**Task objective**
Nothing but the lines from the top of the data to the line holding "return (H - B - (y - OFF)) / ph" should be printed, word for word and both ends included; leave the pictures out.
>> start Information supplied
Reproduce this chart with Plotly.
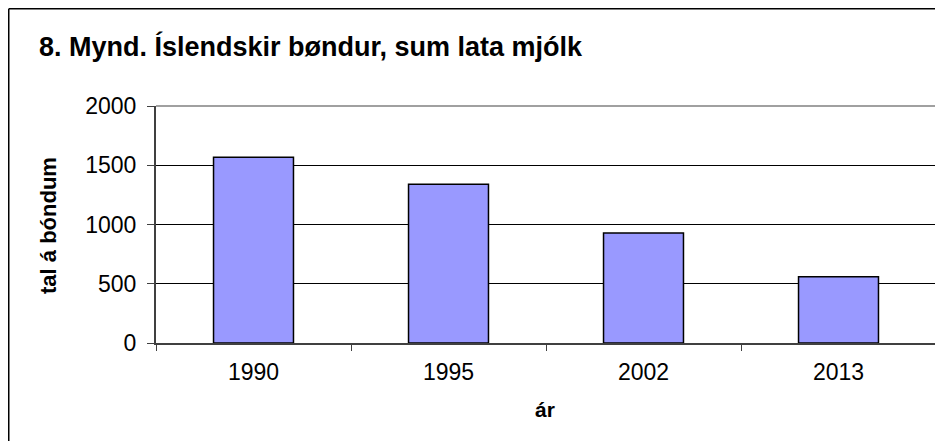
import plotly.graph_objects as go

years = ["1990", "1995", "2002", "2013"]
farmers = [1567, 1340, 929, 559]
y_ticks = [0, 500, 1000, 1500, 2000]

title_text = "8. Mynd. Íslendskir bøndur, sum lata mjólk"
y_title = "tal á bóndum"
x_title = "ár"

# page body has an 8px margin, so figure coords = screen coords - 8
OFF = 8
W, H = 943 - OFF, 441 - OFF
L, R, T, B = 148, 7, 98, 98
pw, ph = W - L - R, H - T - B

def px(x):
    return (x - OFF - L) / pw

def py(y):
    return (H - B - (y - OFF)) / ph

FONT = "Liberation Sans, Arial, sans-serif"

fig = go.Figure(go.Bar(
    x=years, y=farmers,
    marker=dict(color="#9999FF", line=dict(color="#000000", width=1.5)),
    width=0.41,
))

fig.update_layout(
    width=W, height=H,
    margin=dict(l=L, r=R, t=T, b=B),
    paper_bgcolor="white", plot_bgcolor="white",
    showlegend=False,
    font=dict(family=FONT, color="#000000"),
    xaxis=dict(
        type="category", showline=True, linecolor="#404040", linewidth=1.5,
        ticks="outside", ticklen=6, tickcolor="#404040", tickson="boundaries",
        tickfont=dict(size=23, family=FONT), showgrid=False, ticklabelstandoff=8,
    ),
    yaxis=dict(
        range=[0, 2000], tickvals=y_ticks, showline=True, linecolor="#404040", linewidth=2,
        ticks="outside", ticklen=7, tickcolor="#404040",
        tickfont=dict(size=23, family=FONT), showgrid=True, gridcolor="#000000", gridwidth=1,
        zeroline=False, ticklabelstandoff=6,
    ),
    annotations=[
        dict(text="<b>" + title_text + "</b>", xref="paper", yref="paper",
             x=px(37), y=py(47), xanchor="left", yanchor="middle", showarrow=False,
             font=dict(size=27, family=FONT)),
        dict(text="<b>" + y_title + "</b>", xref="paper", yref="paper",
             x=px(48), y=py(226), xanchor="center", yanchor="middle", showarrow=False,
             textangle=-90, font=dict(size=22, family=FONT)),
        dict(text="<b>" + x_title + "</b>", xref="paper", yref="paper",
             x=px(545), y=py(410), xanchor="center", yanchor="middle", showarrow=False,
             font=dict(size=21, family=FONT)),
    ],
    shapes=[
        dict(type="line", xref="paper", yref="paper", x0=0, x1=1, y0=1, y1=1,
             line=dict(color="#808080", width=1.5), layer="above"),
        dict(type="line", xref="paper", yref="paper", x0=1, x1=1, y0=0, y1=1,
             line=dict(color="#808080", width=2), layer="above"),
        dict(type="line", xref="paper", yref="paper", x0=px(8.75), x1=px(960), y0=py(8.75), y1=py(8.75),
             line=dict(color="#000000", width=1.5)),
        dict(type="line", xref="paper", yref="paper", x0=px(8.75), x1=px(8.75), y0=py(8.75), y1=py(470),
             line=dict(color="#000000", width=1.5)),
    ],
)

fig.write_html("out.html")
>> end Information supplied
**Completed task**
Reproduce this chart with Plotly.
import plotly.graph_objects as go

years = ["1990", "1995", "2002", "2013"]
farmers = [1567, 1340, 929, 559]
y_ticks = [0, 500, 1000, 1500, 2000]

title_text = "8. Mynd. Íslendskir bøndur, sum lata mjólk"
y_title = "tal á bóndum"
x_title = "ár"

# page body has an 8px margin, so figure coords = screen coords - 8
OFF = 8
W, H = 943 - OFF, 441 - OFF
L, R, T, B = 148, 7, 98, 98
pw, ph = W - L - R, H - T - B

def px(x):
    return (x - OFF - L) / pw

def py(y):
    return (H - B - (y - OFF)) / ph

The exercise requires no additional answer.